Commodities have usually been pretty hard to track. The number of commodities that are traded is huge and they are pretty diverse as well. On the other hand, recently the indexes have been created to track the health of the commodities market as well. Another major advantage of such indexes is that it provides buyers chances for diversification.

Selection of Commodities

Stock market indexes are usually made up of 20 to 30 largest companies by market capitalization. It is thus easy to see which company will be listed and which will not be. On the other hand, commodities are quite different.

Here different indexes have a choice regarding which they want to include in their index and which they want to omit. The subjectivity involved is much higher in the case of commodities.

For example, the S&P indexes include or exclude commodities based on their production value. On the other hand, some indexes include based on their representational value.
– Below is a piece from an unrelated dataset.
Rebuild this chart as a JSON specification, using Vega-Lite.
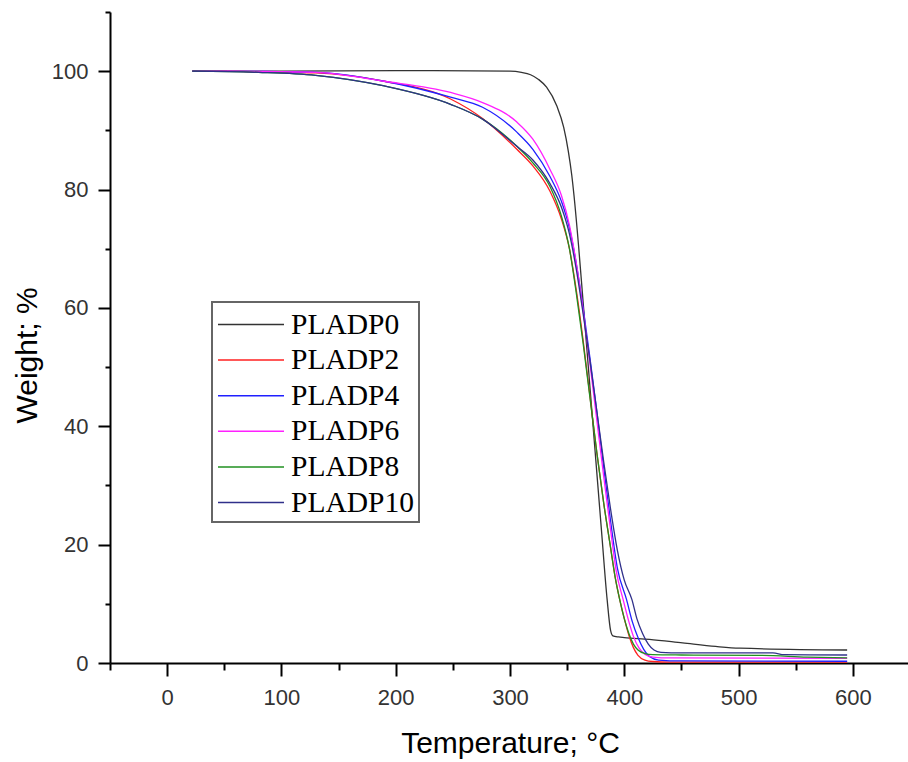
{
  "$schema": "https://vega.github.io/schema/vega-lite/v6.json",
  "width": 800,
  "height": 651,
  "autosize": {"type": "none"},
  "padding": {"left": 110, "top": 12, "right": 0, "bottom": 99},
  "background": "white",
  "config": {"view": {"stroke": null}, "legend": {"strokeWidth": 2}},
  "datasets": {
    "tga": [
      {"s": "PLADP0", "t": 22, "w": 100}, {"s": "PLADP0", "t": 100, "w": 100}, {"s": "PLADP0", "t": 200, "w": 100.1}, {"s": "PLADP0", "t": 300, "w": 100},
      {"s": "PLADP0", "t": 310, "w": 99.8}, {"s": "PLADP0", "t": 318, "w": 99.4}, {"s": "PLADP0", "t": 325, "w": 98.6}, {"s": "PLADP0", "t": 332, "w": 97.3},
      {"s": "PLADP0", "t": 341, "w": 94.1}, {"s": "PLADP0", "t": 347, "w": 90.5}, {"s": "PLADP0", "t": 351, "w": 86.5}, {"s": "PLADP0", "t": 354, "w": 82.5},
      {"s": "PLADP0", "t": 356, "w": 79}, {"s": "PLADP0", "t": 360, "w": 70.5}, {"s": "PLADP0", "t": 365, "w": 58.5}, {"s": "PLADP0", "t": 370, "w": 46.5},
      {"s": "PLADP0", "t": 375, "w": 34.5}, {"s": "PLADP0", "t": 380, "w": 22.5}, {"s": "PLADP0", "t": 385, "w": 10.7}, {"s": "PLADP0", "t": 388, "w": 5.5},
      {"s": "PLADP0", "t": 390, "w": 4.6}, {"s": "PLADP0", "t": 395, "w": 4.4}, {"s": "PLADP0", "t": 400, "w": 4.3}, {"s": "PLADP0", "t": 422, "w": 4.0},
      {"s": "PLADP0", "t": 451, "w": 3.4}, {"s": "PLADP0", "t": 480, "w": 2.8}, {"s": "PLADP0", "t": 501, "w": 2.5}, {"s": "PLADP0", "t": 595, "w": 2.2},

      {"s": "PLADP2", "t": 22, "w": 100}, {"s": "PLADP2", "t": 50, "w": 100}, {"s": "PLADP2", "t": 80, "w": 99.9}, {"s": "PLADP2", "t": 130, "w": 99.7},
      {"s": "PLADP2", "t": 190, "w": 98.3}, {"s": "PLADP2", "t": 248, "w": 95.3}, {"s": "PLADP2", "t": 276, "w": 92}, {"s": "PLADP2", "t": 306, "w": 86.8},
      {"s": "PLADP2", "t": 320, "w": 84}, {"s": "PLADP2", "t": 335, "w": 79.7}, {"s": "PLADP2", "t": 345, "w": 75}, {"s": "PLADP2", "t": 352, "w": 70},
      {"s": "PLADP2", "t": 358, "w": 63}, {"s": "PLADP2", "t": 364, "w": 54.5}, {"s": "PLADP2", "t": 370, "w": 45}, {"s": "PLADP2", "t": 376, "w": 35.5},
      {"s": "PLADP2", "t": 382, "w": 27}, {"s": "PLADP2", "t": 388, "w": 19.5}, {"s": "PLADP2", "t": 392, "w": 14.5}, {"s": "PLADP2", "t": 396, "w": 10.7},
      {"s": "PLADP2", "t": 400, "w": 7.5}, {"s": "PLADP2", "t": 404, "w": 4.7}, {"s": "PLADP2", "t": 408, "w": 2.6}, {"s": "PLADP2", "t": 412, "w": 1.3},
      {"s": "PLADP2", "t": 418, "w": 0.5}, {"s": "PLADP2", "t": 425, "w": 0.25}, {"s": "PLADP2", "t": 440, "w": 0.15}, {"s": "PLADP2", "t": 595, "w": 0.15},

      {"s": "PLADP4", "t": 22, "w": 100}, {"s": "PLADP4", "t": 80, "w": 99.95}, {"s": "PLADP4", "t": 130, "w": 99.8}, {"s": "PLADP4", "t": 190, "w": 98.3},
      {"s": "PLADP4", "t": 248, "w": 95.6}, {"s": "PLADP4", "t": 276, "w": 93.9}, {"s": "PLADP4", "t": 306, "w": 89.7}, {"s": "PLADP4", "t": 320, "w": 86.8},
      {"s": "PLADP4", "t": 335, "w": 82.2}, {"s": "PLADP4", "t": 345, "w": 78}, {"s": "PLADP4", "t": 352, "w": 73.5}, {"s": "PLADP4", "t": 358, "w": 67.5},
      {"s": "PLADP4", "t": 364, "w": 60}, {"s": "PLADP4", "t": 370, "w": 51.5}, {"s": "PLADP4", "t": 376, "w": 42.5}, {"s": "PLADP4", "t": 382, "w": 33},
      {"s": "PLADP4", "t": 388, "w": 24}, {"s": "PLADP4", "t": 394, "w": 16}, {"s": "PLADP4", "t": 402, "w": 10.7}, {"s": "PLADP4", "t": 407, "w": 7},
      {"s": "PLADP4", "t": 412, "w": 4.3}, {"s": "PLADP4", "t": 417, "w": 2.3}, {"s": "PLADP4", "t": 422, "w": 1.1}, {"s": "PLADP4", "t": 430, "w": 0.5},
      {"s": "PLADP4", "t": 450, "w": 0.35}, {"s": "PLADP4", "t": 595, "w": 0.3},

      {"s": "PLADP6", "t": 22, "w": 100}, {"s": "PLADP6", "t": 80, "w": 99.95}, {"s": "PLADP6", "t": 130, "w": 99.8}, {"s": "PLADP6", "t": 190, "w": 98.3},
      {"s": "PLADP6", "t": 248, "w": 96.4}, {"s": "PLADP6", "t": 276, "w": 94.7}, {"s": "PLADP6", "t": 306, "w": 91.4}, {"s": "PLADP6", "t": 320, "w": 88.5},
      {"s": "PLADP6", "t": 335, "w": 83.4}, {"s": "PLADP6", "t": 345, "w": 79}, {"s": "PLADP6", "t": 352, "w": 74}, {"s": "PLADP6", "t": 358, "w": 67.5},
      {"s": "PLADP6", "t": 364, "w": 59.5}, {"s": "PLADP6", "t": 370, "w": 50.5}, {"s": "PLADP6", "t": 376, "w": 41}, {"s": "PLADP6", "t": 382, "w": 31.5},
      {"s": "PLADP6", "t": 388, "w": 22.5}, {"s": "PLADP6", "t": 393, "w": 15.5}, {"s": "PLADP6", "t": 399, "w": 10.7}, {"s": "PLADP6", "t": 404, "w": 7},
      {"s": "PLADP6", "t": 408, "w": 4.5}, {"s": "PLADP6", "t": 413, "w": 2.5}, {"s": "PLADP6", "t": 418, "w": 1.5}, {"s": "PLADP6", "t": 425, "w": 1.0},
      {"s": "PLADP6", "t": 440, "w": 0.85}, {"s": "PLADP6", "t": 595, "w": 0.8},

      {"s": "PLADP8", "t": 22, "w": 100}, {"s": "PLADP8", "t": 80, "w": 99.8}, {"s": "PLADP8", "t": 130, "w": 99.3}, {"s": "PLADP8", "t": 190, "w": 97.5},
      {"s": "PLADP8", "t": 248, "w": 94.4}, {"s": "PLADP8", "t": 276, "w": 91.9}, {"s": "PLADP8", "t": 306, "w": 87.3}, {"s": "PLADP8", "t": 320, "w": 84.5},
      {"s": "PLADP8", "t": 335, "w": 80.5}, {"s": "PLADP8", "t": 345, "w": 75.5}, {"s": "PLADP8", "t": 352, "w": 70}, {"s": "PLADP8", "t": 358, "w": 62.5},
      {"s": "PLADP8", "t": 364, "w": 54}, {"s": "PLADP8", "t": 370, "w": 44.8}, {"s": "PLADP8", "t": 376, "w": 35.5}, {"s": "PLADP8", "t": 382, "w": 27},
      {"s": "PLADP8", "t": 388, "w": 19.5}, {"s": "PLADP8", "t": 392, "w": 14.5}, {"s": "PLADP8", "t": 396, "w": 10.7}, {"s": "PLADP8", "t": 400, "w": 7.5},
      {"s": "PLADP8", "t": 404, "w": 5}, {"s": "PLADP8", "t": 408, "w": 3.2}, {"s": "PLADP8", "t": 412, "w": 2.2}, {"s": "PLADP8", "t": 418, "w": 1.6},
      {"s": "PLADP8", "t": 425, "w": 1.4}, {"s": "PLADP8", "t": 450, "w": 1.35}, {"s": "PLADP8", "t": 520, "w": 1.3}, {"s": "PLADP8", "t": 560, "w": 1.0},
      {"s": "PLADP8", "t": 595, "w": 0.85},

      {"s": "PLADP10", "t": 22, "w": 100}, {"s": "PLADP10", "t": 80, "w": 99.8}, {"s": "PLADP10", "t": 130, "w": 99.3}, {"s": "PLADP10", "t": 190, "w": 97.5},
      {"s": "PLADP10", "t": 248, "w": 94.4}, {"s": "PLADP10", "t": 276, "w": 91.9}, {"s": "PLADP10", "t": 306, "w": 87.3}, {"s": "PLADP10", "t": 320, "w": 85},
      {"s": "PLADP10", "t": 335, "w": 81}, {"s": "PLADP10", "t": 345, "w": 77}, {"s": "PLADP10", "t": 352, "w": 72.5}, {"s": "PLADP10", "t": 358, "w": 66.5},
      {"s": "PLADP10", "t": 364, "w": 59}, {"s": "PLADP10", "t": 370, "w": 51}, {"s": "PLADP10", "t": 376, "w": 42.5}, {"s": "PLADP10", "t": 382, "w": 34},
      {"s": "PLADP10", "t": 388, "w": 26}, {"s": "PLADP10", "t": 394, "w": 19}, {"s": "PLADP10", "t": 400, "w": 14}, {"s": "PLADP10", "t": 406.7, "w": 10.7},
      {"s": "PLADP10", "t": 411, "w": 7.5}, {"s": "PLADP10", "t": 416, "w": 5}, {"s": "PLADP10", "t": 421, "w": 3.2}, {"s": "PLADP10", "t": 426, "w": 2.2},
      {"s": "PLADP10", "t": 432, "w": 1.8}, {"s": "PLADP10", "t": 450, "w": 1.7}, {"s": "PLADP10", "t": 530, "w": 1.7}, {"s": "PLADP10", "t": 540, "w": 1.4},
      {"s": "PLADP10", "t": 595, "w": 1.35}
    ]
  },
  "data": {"name": "tga"},
  "mark": {"type": "line", "strokeWidth": 1.3, "interpolate": "monotone"},
  "encoding": {
    "x": {
      "field": "t", "type": "quantitative",
      "scale": {"domain": [-50, 650], "nice": false, "zero": false},
      "axis": {
        "title": "Temperature; °C",
        "values": [-50, 0, 50, 100, 150, 200, 250, 300, 350, 400, 450, 500, 550, 600, 650],
        "labelExpr": "datum.value % 100 === 0 ? datum.label : ''",
        "format": "d",
        "grid": false,
        "domainColor": "black", "domainWidth": 2,
        "tickColor": "black", "tickWidth": 2,
        "tickSize": {"condition": {"test": "datum.value % 100 === 0", "value": 13}, "value": 7},
        "labelFont": "Liberation Sans", "labelFontSize": 22, "labelColor": "#333333",
        "labelPadding": 11, "labelFlush": false, "labelOverlap": false,
        "titleFont": "Liberation Sans", "titleFontSize": 30, "titleFontWeight": "normal", "titleColor": "black",
        "titlePadding": 20
      }
    },
    "y": {
      "field": "w", "type": "quantitative",
      "scale": {"domain": [0, 110], "nice": false},
      "axis": {
        "title": "Weight; %",
        "values": [0, 10, 20, 30, 40, 50, 60, 70, 80, 90, 100, 110],
        "labelExpr": "datum.value % 20 === 0 && datum.value <= 100 ? datum.label : ''",
        "grid": false,
        "domainColor": "black", "domainWidth": 2,
        "tickColor": "black", "tickWidth": 2,
        "tickSize": {"condition": {"test": "datum.value % 20 === 0 && datum.value <= 100", "value": 12}, "value": 5},
        "labelFont": "Liberation Sans", "labelFontSize": 22, "labelColor": "#333333",
        "labelPadding": 10, "labelFlush": false, "labelOverlap": false,
        "titleFont": "Liberation Sans", "titleFontSize": 30, "titleFontWeight": "normal", "titleColor": "black",
        "titlePadding": 9, "titleY": 343
      }
    },
    "color": {
      "field": "s", "type": "nominal",
      "scale": {
        "domain": ["PLADP0", "PLADP2", "PLADP4", "PLADP6", "PLADP8", "PLADP10"],
        "range": ["#333333", "#ff2020", "#2020ff", "#ff20ff", "#209020", "#30308a"]
      },
      "legend": {
        "title": null,
        "orient": "none",
        "legendX": 102,
        "legendY": 290,
        "symbolType": "M-1,0H3",
        "symbolSize": 1089,
        "symbolStrokeWidth": 1.5,
        "labelOffset": 39,
        "labelFont": "Liberation Serif",
        "labelFontSize": 29.5,
        "labelColor": "black",
        "rowPadding": 3.6,
        "padding": 5,
        "strokeColor": "#666666",
        "fillColor": "white"
      }
    },
    "order": {"field": "t", "type": "quantitative"}
  }
}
For example, gold is considered to be a representation of the metals market whereas oil is considered to represent energy.

Therefore, the commodities included in one index can vary widely from the commodities included in another index. So the effect of change in price in commodities will impact different indexes differently. The direction of the movement may be the same but the magnitude may be different.

Weighted Average

The weights should be assigned to which commodity in an index is also a grey area. One possible method is to assign weights to commodities depending on their production volume. The commodity which has the highest production will therefore have the highest influence as well.

However, another question arises. The production of commodities is a really dynamic process that keeps on changing. So, should the weights given on commodities keep changing as well? A number of indexes fix these weights for a predetermined span of time. However, some other indexes let them float with the changes in production causing even more volatility.

Roll Over Yields

Commodity contracts are only used for monetary settlement. Very rarely does anybody take delivery of the underlying asset. Thus, contracts are typically rolled over to another month. On the flip side, there is a price difference present when contracts are rolled on to a future month.

This difference between the current month’s price and the forward month’s price is called a rolled over yield. Different indexes account for the yield differently. Since these yields can have a significant impact on any investment’s performance, the differences in accounting can create a differences or deviation in portfolio performance as well.

Lastly, these terms and conditions used by commodities exchanges are not fixed. They too keep changing over time. The frequency with which this rebalancing is done also has an influence on the index value. As a rule, investors usually prefer indexes that have stable policies. This is because when policies are changed too quickly, the values do not remain comparable. Therefore, performing any kind of historical analysis for decision-making becomes a difficult task.